Il Presidente degli Usa, cattolico quanto si voglia tiepido, è certo che il despota sanguinario sarà travolto dalle proprie stesse trame, un numero cospicuo di statisti europei, lontanissimi, ormai, dalla fede cristiana, sono insorti contro la bestialità dei novi Tartari, dimostrando, in ossequio a Tommaso d’Aquino, che l’embrione della fede cristiana si esprime, inequivocabile, nelle fondamenta della morale naturale di cui percepisce la vigenza ogni “uomo di buona volontà”.

Il Papa, che della fede cattolica dovrebbe essere l’alfiere, ha rifiutato, tra cento tergiversamenti, di schierarsi, di dichiarare che chi insigniva di una medaglia al valore un corpo di stupratori, di torturatori, di sventratori, con la baionetta, di bambini e bambine, proclamava, suggellando l’onorificenza, la più orrenda bestemmia contro il Dio del Cielo e della Terra, Creatore e Signore dell’Uomo e della Storia.

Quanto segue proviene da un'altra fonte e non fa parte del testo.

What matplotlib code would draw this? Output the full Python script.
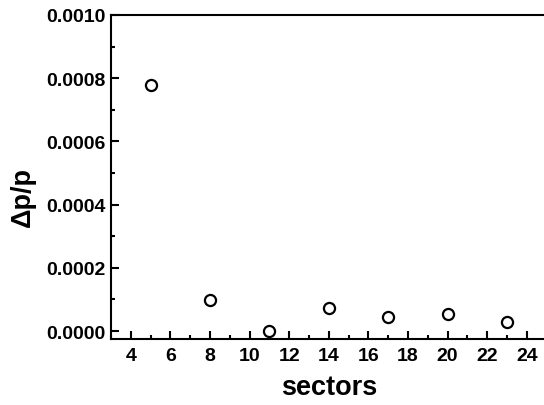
import matplotlib
matplotlib.use('Agg')
import matplotlib.pyplot as plt
from matplotlib.ticker import MultipleLocator

plt.rcParams['font.family'] = ['Liberation Sans', 'DejaVu Sans']
plt.rcParams['font.weight'] = 'bold'

sectors = [5, 8, 11, 14, 17, 20, 23]
dpp = [0.00078, 0.000099, -0.000001, 0.0000735, 0.0000435, 0.000053, 0.0000275]

fig = plt.figure(figsize=(5.44, 4.06), dpi=100)
ax = fig.add_axes([111 / 544, 1 - 340 / 406, (546.5 - 111) / 544, (340 - 16) / 406])

ax.plot(sectors, dpp, 'o', mfc='white', mec='black', ms=8, mew=1.6, clip_on=False)

ax.set_xlim(3, 25)
ax.set_ylim(-0.000025, 0.001)
ax.xaxis.set_major_locator(MultipleLocator(2))
ax.xaxis.set_minor_locator(MultipleLocator(1))
ax.yaxis.set_major_locator(MultipleLocator(0.0002))
ax.yaxis.set_minor_locator(MultipleLocator(0.0001))
ax.yaxis.set_major_formatter(plt.FormatStrFormatter('%.4f'))

for s in ax.spines.values():
    s.set_linewidth(1.5)
ax.tick_params(which='major', direction='in', length=6, width=1.5, labelsize=14, pad=6)
ax.tick_params(which='minor', direction='in', length=3, width=1.5)
ax.tick_params(axis='y', which='major', pad=4)

ax.set_xlabel('sectors', fontsize=19.5, fontweight='bold', labelpad=7)
ax.set_ylabel('Δp/p', fontsize=19.5, fontweight='bold')
ax.yaxis.set_label_coords(-0.172, 0.44)

fig.savefig('out.png', dpi=100)
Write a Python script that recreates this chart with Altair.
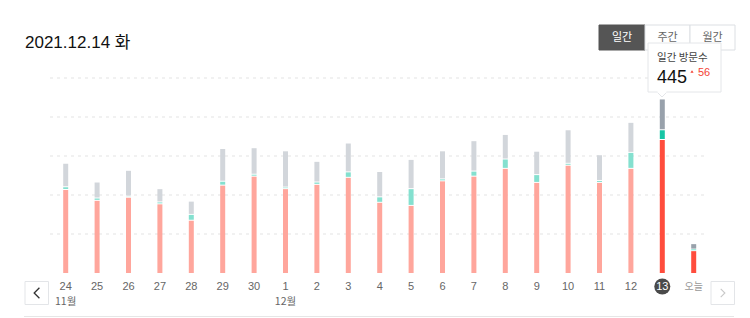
import altair as alt
import pandas as pd

# ---- data ----
labels = ["24", "25", "26", "27", "28", "29", "30", "1", "2", "3", "4", "5",
          "6", "7", "8", "9", "10", "11", "12", "13", "오늘"]
red = [213, 185, 193, 176, 134, 224, 247, 215, 226, 244, 180, 172,
       235, 247, 267, 231, 275, 231, 267, 341, 56]
teal = [7, 6, 3, 5, 15, 10, 5, 4, 6, 14, 14, 43,
        5, 13, 24, 20, 5, 5, 41, 25, 4]
gray = [60, 41, 66, 34, 34, 84, 68, 93, 53, 74, 65, 75,
        72, 78, 63, 60, 86, 66, 77, 79, 14]
highlight = ["13", "오늘"]
selected = "13"
grid_values = [100, 200, 300, 400, 500]
month_labels = ["11월", "12월"]
month_at = ["24", "1"]
title_text = "2021.12.14 화"
buttons = ["일간", "주간", "월간"]
tip_title = "일간 방문수"
tip_value = "445"
tip_delta = "56"

rows = []
for i, (lab, r, t, g) in enumerate(zip(labels, red, teal, gray)):
    hl = lab in highlight
    base = 0
    for seg, v in (("red", r), ("teal", t), ("gray", g)):
        rows.append(dict(i=i, label=lab, seg=seg,
                         key=seg + ("_hl" if hl else ""), y0=base, y1=base + v))
        base += v
df = pd.DataFrame(rows)
lab_df = pd.DataFrame({"i": list(range(len(labels))), "label": labels})
mon_df = pd.DataFrame({"i": [labels.index(m) for m in month_at], "label": month_labels})
grid_df = pd.DataFrame({"g": grid_values})
one = pd.DataFrame({"a": [0]})

FONT = "'Liberation Sans', 'Noto Sans CJK KR', sans-serif"
KFONT = "'Noto Sans CJK KR', 'Liberation Sans', sans-serif"

X = alt.Scale(domain=[0, 20], range=[65.7, 693.7], nice=False, zero=False, padding=0)
Y = alt.Scale(domain=[0, 500], range=[273, 78], nice=False)
cscale = alt.Scale(
    domain=["red", "teal", "gray", "red_hl", "teal_hl", "gray_hl"],
    range=["#ffa69c", "#84e0cf", "#d2d6db", "#ff4d3d", "#17c5a5", "#98a1ab"],
)

grid = alt.Chart(grid_df).mark_rule(color="#e3e3e3", strokeDash=[3, 4], strokeWidth=1).encode(
    y=alt.Y("g:Q", scale=Y, axis=None),
    x=alt.value(50), x2=alt.value(708),
)

enc = dict(
    x=alt.X("i:Q", scale=X, axis=None),
    y=alt.Y("y1:Q", scale=Y, axis=None),
    y2="y0:Q",
    color=alt.Color("key:N", scale=cscale, legend=None),
)
bars_red = alt.Chart(df).transform_filter("datum.seg == 'red'").mark_bar(width=5).encode(**enc)
bars_rest = alt.Chart(df).transform_filter("datum.seg != 'red'").mark_bar(width=5, y2Offset=-1).encode(**enc)

xenc = alt.X("i:Q", scale=X, axis=None)
circle = alt.Chart(lab_df).transform_filter(f"datum.label == '{selected}'").mark_point(
    filled=True, shape="circle", size=256, color="#4a4a4a", opacity=1
).encode(x=xenc, y=alt.value(286.5))
lab_normal = alt.Chart(lab_df).transform_filter(
    f"datum.label != '{selected}' && datum.label != '오늘'"
).mark_text(font=FONT, fontSize=11, color="#666", baseline="middle").encode(
    x=xenc, y=alt.value(287), text="label:N")
lab_sel = alt.Chart(lab_df).transform_filter(f"datum.label == '{selected}'").mark_text(
    font=FONT, fontSize=11, color="white", baseline="middle").encode(
    x=xenc, y=alt.value(287), text="label:N")
lab_today = alt.Chart(lab_df).transform_filter("datum.label == '오늘'").mark_text(
    font=KFONT, fontSize=10, color="#999", baseline="middle").encode(
    x=xenc, y=alt.value(287), text="label:N")
months = alt.Chart(mon_df).mark_text(font=KFONT, fontSize=10.5, color="#666", baseline="middle").encode(
    x=xenc, y=alt.value(302), text="label:N")

title = alt.Chart(one).mark_text(font=FONT, fontSize=17, color="#111", align="left",
                                 baseline="alphabetic").encode(
    x=alt.value(25), y=alt.value(48), text=alt.value(title_text))

# buttons
btn_x = [(599, 645), (645, 690), (690, 735)]
btn_layers = []
for k, (name, (a, b)) in enumerate(zip(buttons, btn_x)):
    active = k == 0
    btn_layers.append(alt.Chart(one).mark_rect(
        fill="#555555" if active else "white",
        stroke="#555555" if active else "#dcdfe3", strokeWidth=1).encode(
        x=alt.value(a), x2=alt.value(b), y=alt.value(25), y2=alt.value(50)))
    btn_layers.append(alt.Chart(one).mark_text(
        font=KFONT, fontSize=11, color="white" if active else "#666", baseline="middle").encode(
        x=alt.value((a + b) / 2), y=alt.value(37.5), text=alt.value(name)))

# tooltip
tip_box = alt.Chart(one).mark_rect(fill="white", stroke="#e4e6e9", strokeWidth=1).encode(
    x=alt.value(648), x2=alt.value(721), y=alt.value(43), y2=alt.value(92))
tip_ptr = alt.Chart(one).mark_point(
    shape="M-1,-0.5L1,-0.5L0,0.5Z", size=100, filled=True, fill="white",
    stroke="#e4e6e9", strokeWidth=1, opacity=1).encode(
    x=alt.value(662), y=alt.value(94.5))
tip_cover = alt.Chart(one).mark_rect(fill="white").encode(
    x=alt.value(657.5), x2=alt.value(666.5), y=alt.value(90.5), y2=alt.value(93))
tip_t1 = alt.Chart(one).mark_text(font=KFONT, fontSize=10.5, color="#444", align="left",
                                  baseline="alphabetic").encode(
    x=alt.value(657), y=alt.value(61), text=alt.value(tip_title))
tip_t2 = alt.Chart(one).mark_text(font=FONT, fontSize=18, color="#111", align="left",
                                  baseline="alphabetic").encode(
    x=alt.value(657), y=alt.value(83), text=alt.value(tip_value))
tip_tri = alt.Chart(one).mark_point(shape="triangle-up", size=10, filled=True,
                                    color="#f44336", opacity=1).encode(
    x=alt.value(692), y=alt.value(71.5))
tip_t3 = alt.Chart(one).mark_text(font=FONT, fontSize=11, color="#f44336", align="left",
                                  baseline="alphabetic").encode(
    x=alt.value(698), y=alt.value(76), text=alt.value(tip_delta))

# nav buttons
nav_l = alt.Chart(one).mark_rect(fill="white", stroke="#e3e5e8").encode(
    x=alt.value(25), x2=alt.value(48.5), y=alt.value(281.5), y2=alt.value(304.5))
nav_l_ch = alt.Chart(one).mark_point(shape="M0.5,-1L-0.5,0L0.5,1", size=110, filled=False,
                                     color="#333", strokeWidth=1.3, opacity=1).encode(
    x=alt.value(36.8), y=alt.value(293))
nav_r = alt.Chart(one).mark_rect(fill="white", stroke="#e3e5e8").encode(
    x=alt.value(711), x2=alt.value(734.5), y=alt.value(281.5), y2=alt.value(304.5))
nav_r_ch = alt.Chart(one).mark_point(shape="M-0.5,-1L0.5,0L-0.5,1", size=70, filled=False,
                                     color="#c8c8c8", strokeWidth=1.1, opacity=1).encode(
    x=alt.value(722.8), y=alt.value(293))
bottom = alt.Chart(one).mark_rule(color="#e6e6e6", strokeWidth=1).encode(
    x=alt.value(24), x2=alt.value(734), y=alt.value(316.5))

chart = alt.layer(
    grid, bars_red, bars_rest, circle, lab_normal, lab_sel, lab_today, months,
    title, *btn_layers, tip_ptr, tip_box, tip_cover, tip_t1, tip_t2, tip_tri, tip_t3,
    nav_l, nav_l_ch, nav_r, nav_r_ch, bottom,
).properties(
    width=750, height=318,
    autosize=alt.AutoSizeParams(type="none"),
    padding=0,
    background="white",
).configure_view(stroke=None)

chart.save("out.html", embed_options={"renderer": "svg", "actions": False})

Nella forma identica a quella con cui si dimostra indifferente al secondo dei comandamenti dell’Onnipotente (il primo: amerai Dio, il secondo: amerai il prossimo tuo), nella parabola evangelica, il levita che, veduto l’uomo atterrato e ferito dai ladroni, si volge dalla parte opposta non riconoscendosi “prossimo” di quell’uomo, proclamando, cioè, di non essergli unito da alcun legame, reputandone la sventura, come insegna Tucidide, espressione della più impietosa, ma cogente, legge di natura.